Call to Action
To strengthen the data revolution, governments, the private sector and the development community must take action in three priority areas:
- Addressing the data deficit
- Improving governance systems to ensure proper and ethical use of data
- Institutionalizing a bottom-up, human-centred approach to understanding local information ecosystem dynamics
To support these goals, strengthening capacities in technology innovation for data sharing, global data literacy, and infrastructure building and sharing are key priorities.
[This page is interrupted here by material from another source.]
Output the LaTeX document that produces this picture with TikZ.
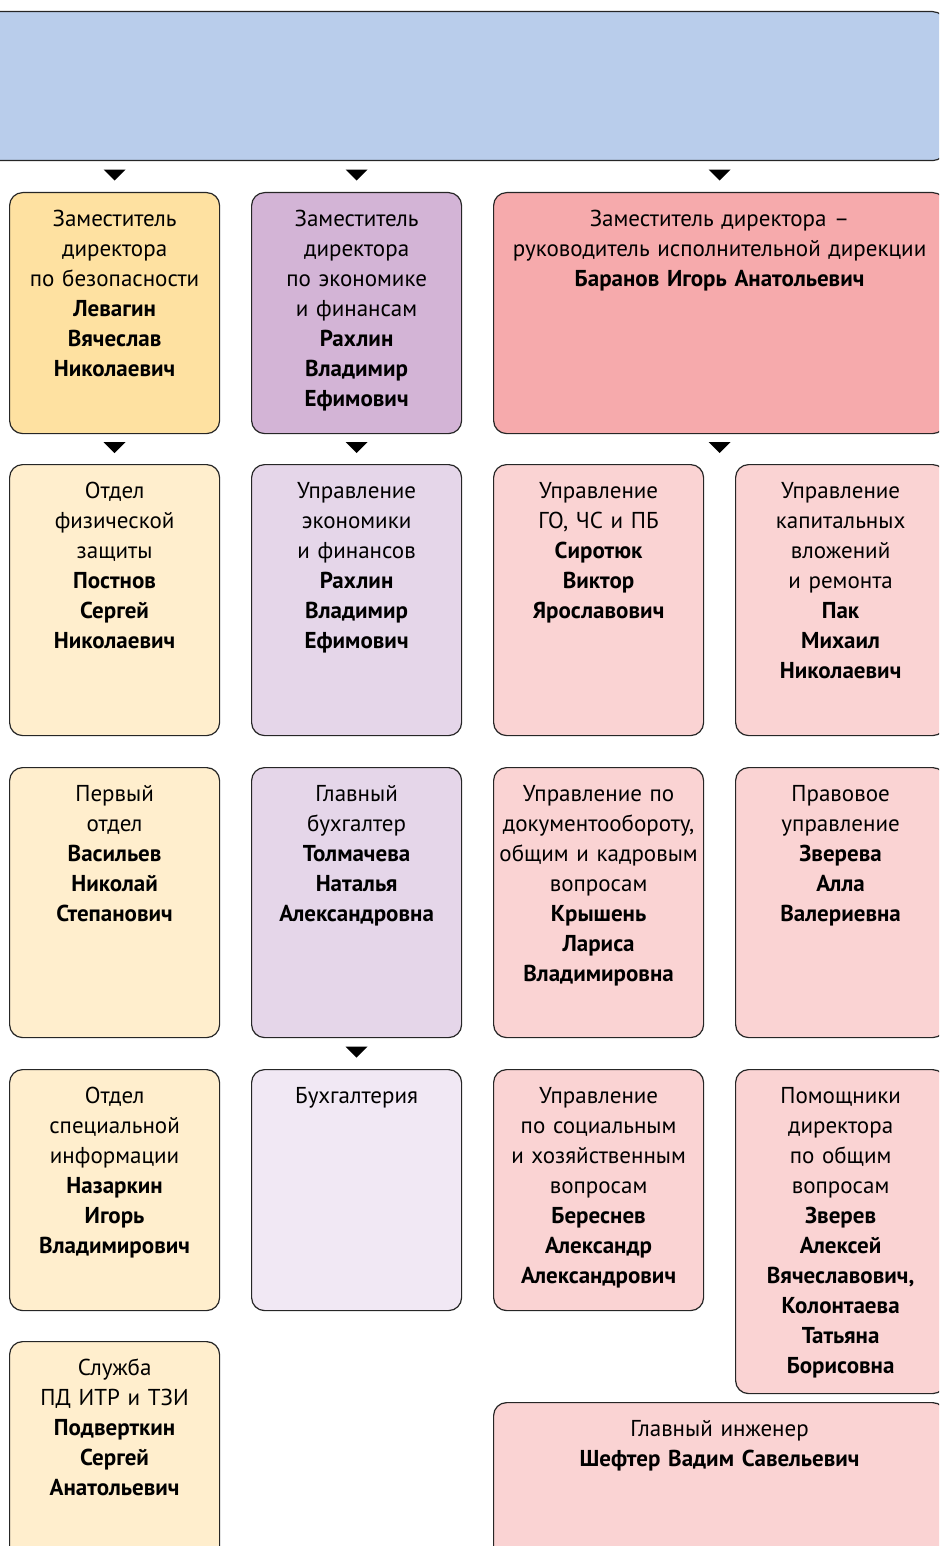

Additionally, establishing new funding streams for indicator monitoring systems and best-practice sharing on governance and publicly-available data analytics tools are top concerns.
In particular, the following specific areas of action are noted.20
- Establish new funding streams and innovative financing mechanisms to address the data deficit by supporting governments, businesses and other national and sub-national actors to implement country-level plans which focus on collecting critical information – in a trustworthy and principled manner – on the hardest to reach and most vulnerable people. Enhancing global data literacy is of special importance in this process.
- Establish a global initiative on trust and transparency to strengthen governance, ethics, norms and values on the trusted flow and balanced use of data to accelerate sustainable development while minimizing risks to vulnerable individuals and communities. This will require bringing together the public and private sectors as well as civil society in order to promote the adoption of specific principles and to accelerate the development of interoperable data standards.21
- Recruit and train an “Army of Factivists” a group of individuals across the developing world who would be paid to collect and interpret data on an ongoing basis. One of their initial tasks would be to undertake a baseline study for the Sustainable Development Goals.
Advancing this agenda requires a technologically savvy, multi-sector coalition to overcome systemic barriers to an inclusive, sustainable digital economy. Such a coalition must collaboratively develop digital data access platforms and a policy framework for sharing data between data-for-development deployments. Regulatory frameworks, commercial best practices, and new forms of decentralized, autonomous organizations must also be designed, tested and adopted to enable the exchange of digital assets and personal data.